Dotation en loi de finances initiale

74,5

53,4

61

Dépenses réelles

25

145

330

Différentiel

49,5

- 91,6

- 269

Un effort important d'apurement des comptes a toutefois été engagé en 2002 : la loi de finances rectificative du 6 août 2002 a ainsi ouvert 445 millions d'euros de crédits supplémentaires au chapitre 46-82-10 concernant l'aide médicale de l'État. Cette dotation exceptionnelle a permis à l'État de rembourser la totalité des dettes constatées jusqu'en 2002, soit :

- 134 millions d'euros au titre de dettes - à l'égard des départements, des établissements de santé et des URSSAF - antérieures à la création de l'AME qui concernaient les dépenses de l'ancienne aide médicale ;

- 125 millions d'euros au titre des exercices 2000 et 2001 ;

- 186 millions d'euros au titre de l'exercice 2002.

b) Une réforme de plus grande ampleur de l'AME apparaît nécessaire

Le projet de loi de finances pour 2003 avait prévu une dotation de 233 millions d'euros au titre de l'AME. Mais la dépense prévisionnelle pour 2003 est d'ores et déjà bien supérieure à cette dotation inscrite en loi de finances initiale, les estimations faisant état de besoins situés entre 590 et 742 millions d'euros.

C'est la raison pour laquelle le Gouvernement envisage une réforme de l'AME selon quatre axes :

- un meilleur contrôle de l'ouverture des droits : il s'agit notamment de limiter le recours, devenu trop souvent systématique, aux déclarations sur l'honneur concernant l'identité et les conditions du séjour en France des demandeurs ;

- l'introduction d'un ticket modérateur : cette mesure avait été décidée par la loi de finances rectificative du 30 décembre 2002 mais sa mise en oeuvre avait été suspendue, afin d'en évaluer l'impact en termes d'accès aux soins.
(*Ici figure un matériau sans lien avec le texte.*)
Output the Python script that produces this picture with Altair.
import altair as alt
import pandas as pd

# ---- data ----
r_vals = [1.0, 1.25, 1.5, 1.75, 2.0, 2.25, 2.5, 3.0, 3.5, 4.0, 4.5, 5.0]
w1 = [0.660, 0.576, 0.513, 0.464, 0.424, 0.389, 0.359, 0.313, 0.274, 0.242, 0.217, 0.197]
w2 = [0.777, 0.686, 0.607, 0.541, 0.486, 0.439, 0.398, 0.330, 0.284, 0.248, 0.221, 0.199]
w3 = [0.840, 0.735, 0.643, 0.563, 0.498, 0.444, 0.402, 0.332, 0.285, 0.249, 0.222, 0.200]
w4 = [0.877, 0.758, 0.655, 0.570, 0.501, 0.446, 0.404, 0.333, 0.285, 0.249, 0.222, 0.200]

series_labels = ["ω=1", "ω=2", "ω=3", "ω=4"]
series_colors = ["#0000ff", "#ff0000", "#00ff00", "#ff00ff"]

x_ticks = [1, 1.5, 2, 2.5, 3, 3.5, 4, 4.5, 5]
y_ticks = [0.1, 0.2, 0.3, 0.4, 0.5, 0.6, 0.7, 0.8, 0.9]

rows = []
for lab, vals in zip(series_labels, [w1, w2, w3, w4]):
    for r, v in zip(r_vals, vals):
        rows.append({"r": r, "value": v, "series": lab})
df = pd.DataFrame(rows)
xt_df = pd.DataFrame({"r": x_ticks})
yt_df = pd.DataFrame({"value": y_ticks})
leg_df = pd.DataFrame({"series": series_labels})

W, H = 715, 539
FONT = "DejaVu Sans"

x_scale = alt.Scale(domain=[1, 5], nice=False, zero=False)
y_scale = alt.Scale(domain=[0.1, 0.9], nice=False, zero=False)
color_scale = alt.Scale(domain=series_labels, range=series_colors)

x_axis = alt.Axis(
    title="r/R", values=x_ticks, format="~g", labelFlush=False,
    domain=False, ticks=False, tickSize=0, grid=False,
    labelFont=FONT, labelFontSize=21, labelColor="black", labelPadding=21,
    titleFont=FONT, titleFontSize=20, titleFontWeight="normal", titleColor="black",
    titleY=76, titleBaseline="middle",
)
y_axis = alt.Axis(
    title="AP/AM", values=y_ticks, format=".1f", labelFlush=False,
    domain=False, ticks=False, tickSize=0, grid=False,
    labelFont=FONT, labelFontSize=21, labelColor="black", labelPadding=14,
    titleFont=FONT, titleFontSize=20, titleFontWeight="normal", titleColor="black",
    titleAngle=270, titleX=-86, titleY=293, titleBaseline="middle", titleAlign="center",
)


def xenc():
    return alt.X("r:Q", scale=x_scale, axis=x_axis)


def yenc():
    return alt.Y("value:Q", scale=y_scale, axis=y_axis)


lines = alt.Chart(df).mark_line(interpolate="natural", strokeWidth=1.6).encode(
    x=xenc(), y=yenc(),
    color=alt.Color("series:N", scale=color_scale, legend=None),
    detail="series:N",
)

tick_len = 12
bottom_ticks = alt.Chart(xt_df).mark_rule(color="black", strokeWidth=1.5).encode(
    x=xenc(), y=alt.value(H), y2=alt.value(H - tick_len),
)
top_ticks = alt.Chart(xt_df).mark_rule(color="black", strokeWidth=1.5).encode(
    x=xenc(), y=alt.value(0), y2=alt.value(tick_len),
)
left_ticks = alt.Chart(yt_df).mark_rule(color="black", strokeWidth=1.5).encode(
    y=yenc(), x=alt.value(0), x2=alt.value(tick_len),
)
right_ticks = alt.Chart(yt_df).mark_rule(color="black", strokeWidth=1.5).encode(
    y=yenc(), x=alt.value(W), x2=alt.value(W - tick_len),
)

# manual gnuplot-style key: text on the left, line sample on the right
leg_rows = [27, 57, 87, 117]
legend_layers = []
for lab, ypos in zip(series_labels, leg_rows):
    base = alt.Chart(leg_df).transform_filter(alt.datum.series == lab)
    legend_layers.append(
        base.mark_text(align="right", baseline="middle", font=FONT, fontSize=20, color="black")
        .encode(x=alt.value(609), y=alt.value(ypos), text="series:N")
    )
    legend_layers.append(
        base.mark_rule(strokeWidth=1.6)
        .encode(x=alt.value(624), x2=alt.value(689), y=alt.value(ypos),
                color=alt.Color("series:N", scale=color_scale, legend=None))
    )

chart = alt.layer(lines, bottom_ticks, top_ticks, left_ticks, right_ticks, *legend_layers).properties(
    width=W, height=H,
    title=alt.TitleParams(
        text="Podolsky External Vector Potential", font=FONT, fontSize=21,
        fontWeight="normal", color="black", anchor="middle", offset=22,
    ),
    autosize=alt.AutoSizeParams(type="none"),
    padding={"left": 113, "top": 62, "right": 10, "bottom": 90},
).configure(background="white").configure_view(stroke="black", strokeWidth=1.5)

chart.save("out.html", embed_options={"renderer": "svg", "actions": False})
Les concertations menées depuis décembre dernier ont conduit à plafonner ce ticket modérateur et à en exonérer les personnes présentant les pathologies les plus lourdes ;

- la limitation des remboursements aux soins médicalement indispensables ;

- la possibilité, pour les bénéficiaires de l'AME, d'accéder à la médecine de ville : cette simplification pour les usagers devrait également permettre de désengorger les services d'urgence des hôpitaux qui pourraient alors se concentrer sur les pathologies lourdes.

Votre rapporteur approuve cette démarche mais il doute que ces mesures soient suffisantes pour contenir totalement les dépenses d'AME , ainsi que le prévoit le présent projet de budget qui inscrit, au titre de ce dispositif, une dotation de 233 millions d'euros, soit une reconduction de la dotation ouverte en 2003.

Il estime qu'une réforme de plus grande ampleur de l'AME sera sans doute nécessaire et il demande que, dans ce cadre, une réflexion soit entamée sur la prévention sanitaire à destination des migrants, qui constitue un enjeu de santé publique de première importance.

* 1 Ces crédits regroupent les agrégats « Développement social » (23), « Intégration et lutte contre les exclusions » (24), « Famille et personnes handicapées » (25) et « Gestion des politiques de santé et de solidarité » (31).

* 2 Rapport n° 304 (2002-2003) de M. Bernard Seillier, fait au nom de la commission des Affaires sociales, sur le projet de loi portant décentralisation du RMI et création d'un revenu minimum d'activité.

* 3 Note d'orientation de la loi relative à l'égalité des chances des personnes handicapées, avril 2003.

* 4 Selon l'IGAS, près de la moitié des dossiers d'AME des années 2000 et 2001, soit 235 millions d'euros de prestations, a ainsi été reportée sur l'année 2002.